Many studies have demonstrated that the use of multi-source remote sensing data can aid in improving the GSV or aboveground biomass (AGB) estimation of forests [8,20,21,23,27,28]. Sentinel-2 is the only source of freely available optical data with four vegetation red-edge bands that are highly correlated with vegetation growth [3,4,27]. Additionally, Sentinel-2 has higher spatiotemporal resolution than MODIS and Landsat images, and greater application prospects in forest GSV estimation [3]. GaoFen-2 (GF-2) is the first civilian land-observation satellite in China, with a spatial resolution of at least 1 m [28,29]. To detect tree mortality due to the red turpentine beetle on a single tree-scale, Zhan et al. [29] evaluated the classification accuracies of GF-2 and Sentinel-2 imagery at different spatial resolutions, and their results showed that the GF-2 images had the best classification result, with an overall accuracy of 77.7%. Zhu et al. [28] integrated GF-2 optical, GF3 SAR, and UAV data to estimate the aboveground biomass of China’s largest artificially planted mangroves and found that GF-2 optical images could be used to monitor the AGB of mangrove plantations. Li et al. [13] estimated the growing stem volume of Chinese pine and larch plantations using fused optical data from GF2 and Landsat 8 imagery, and their results showed that their multispectral fusion image improved the GSV estimation accuracy better than the GF-2 and Landsat 8 images. However, no studies have estimated the GSV of conifer plantations in temperate monsoon-climate regions by combining GF-2 and Sentinel-2 imagery.

Various feature factors can be used as candidate feature variables for forest parameters estimation [13,23,30,31], including vegetation indices, image texture features, terrain factors, and phenological factors.
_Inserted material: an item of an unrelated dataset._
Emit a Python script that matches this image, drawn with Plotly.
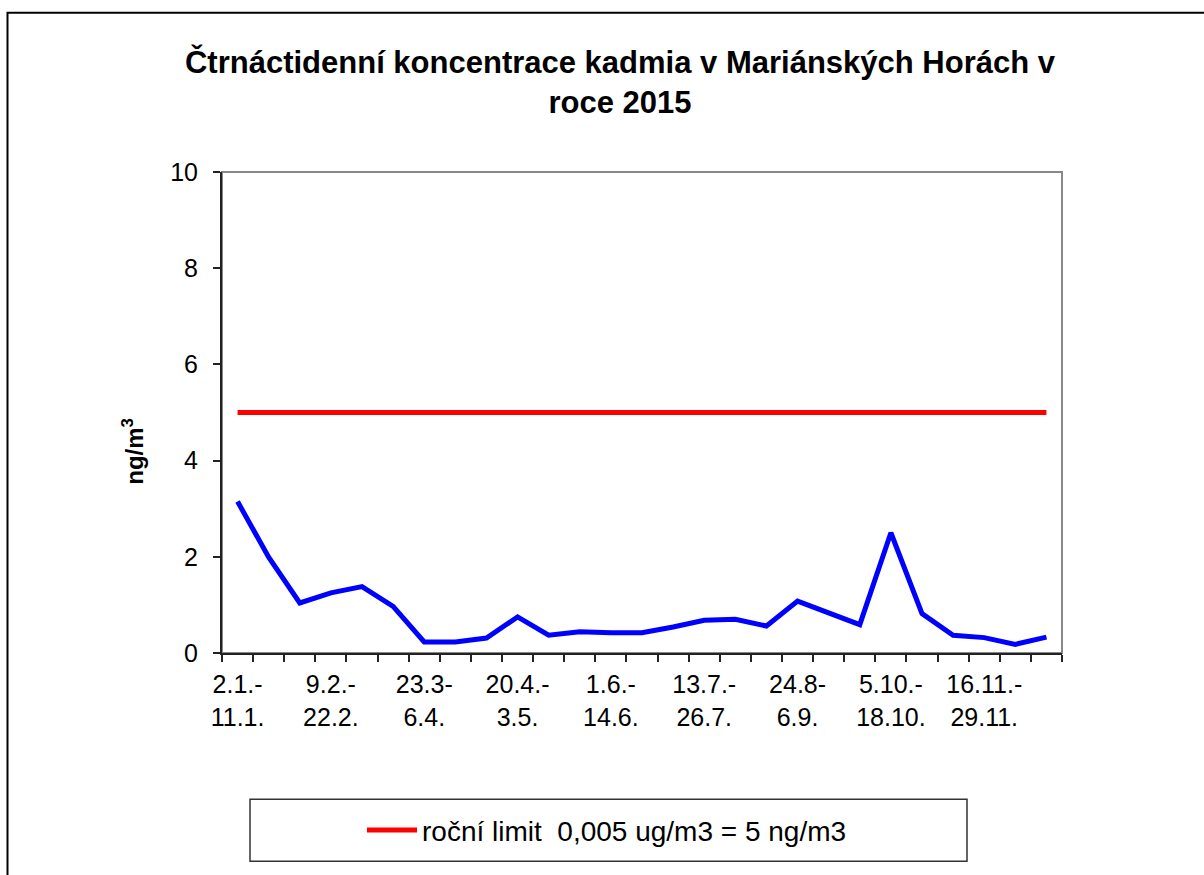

Using a large number of feature variables can increase the possibility of improving the accuracy of the estimation model; however, it will also increase the computational load, data noise, and interference [23]. Therefore, feature selection is particularly important for forest parameters estimation [13,32]. There are two main types of feature selection methods for forest GSV estimation. (1) Feature ranking based on feature relevance or importance [23,33,34], which can quickly rank various features [35,36]. For example, the Pearson method of SciPy can simultaneously calculate the correlation coefficient and p-value; however, this method is only sensitive to linear relationships [34]. Distance correlation overcomes the weakness of the Pearson correlation coefficient [35]. If the distance correlation coefficient of two variables is zero, they can be determined to be independent. The random forest (RF) method considers the influence of a single feature variable on the estimation accuracy of the model to select the optimal feature variables according to their importance index [24,33,36]. (2) Feature combination optimization based on the estimation model accuracy [13,24], which considers the relationship between feature variables and selects the best feature combination by calculating model estimation errors based on different feature combinations [13]. Han et al. [36] proposed a fast iterative feature selection algorithm for the K-nearest neighbors (KNN) method (KNN-FIFS) to estimate the AGB of the Daxing’an Mountain Forest in northern China, and their results show that KNN-FIFS can efficiently select the optimal feature combination from high-dimensional information and is more suitable for forest AGB estimation than stepwise multiple linear regression. Jiang et al. [24] developed a novel feature variable selection method called stepwise random forest (SRF) and found that the SRF method can effectively select the optimal variable combination, with the SRF-based model achieving the highest estimation accuracy for coniferous forest GSV estimation.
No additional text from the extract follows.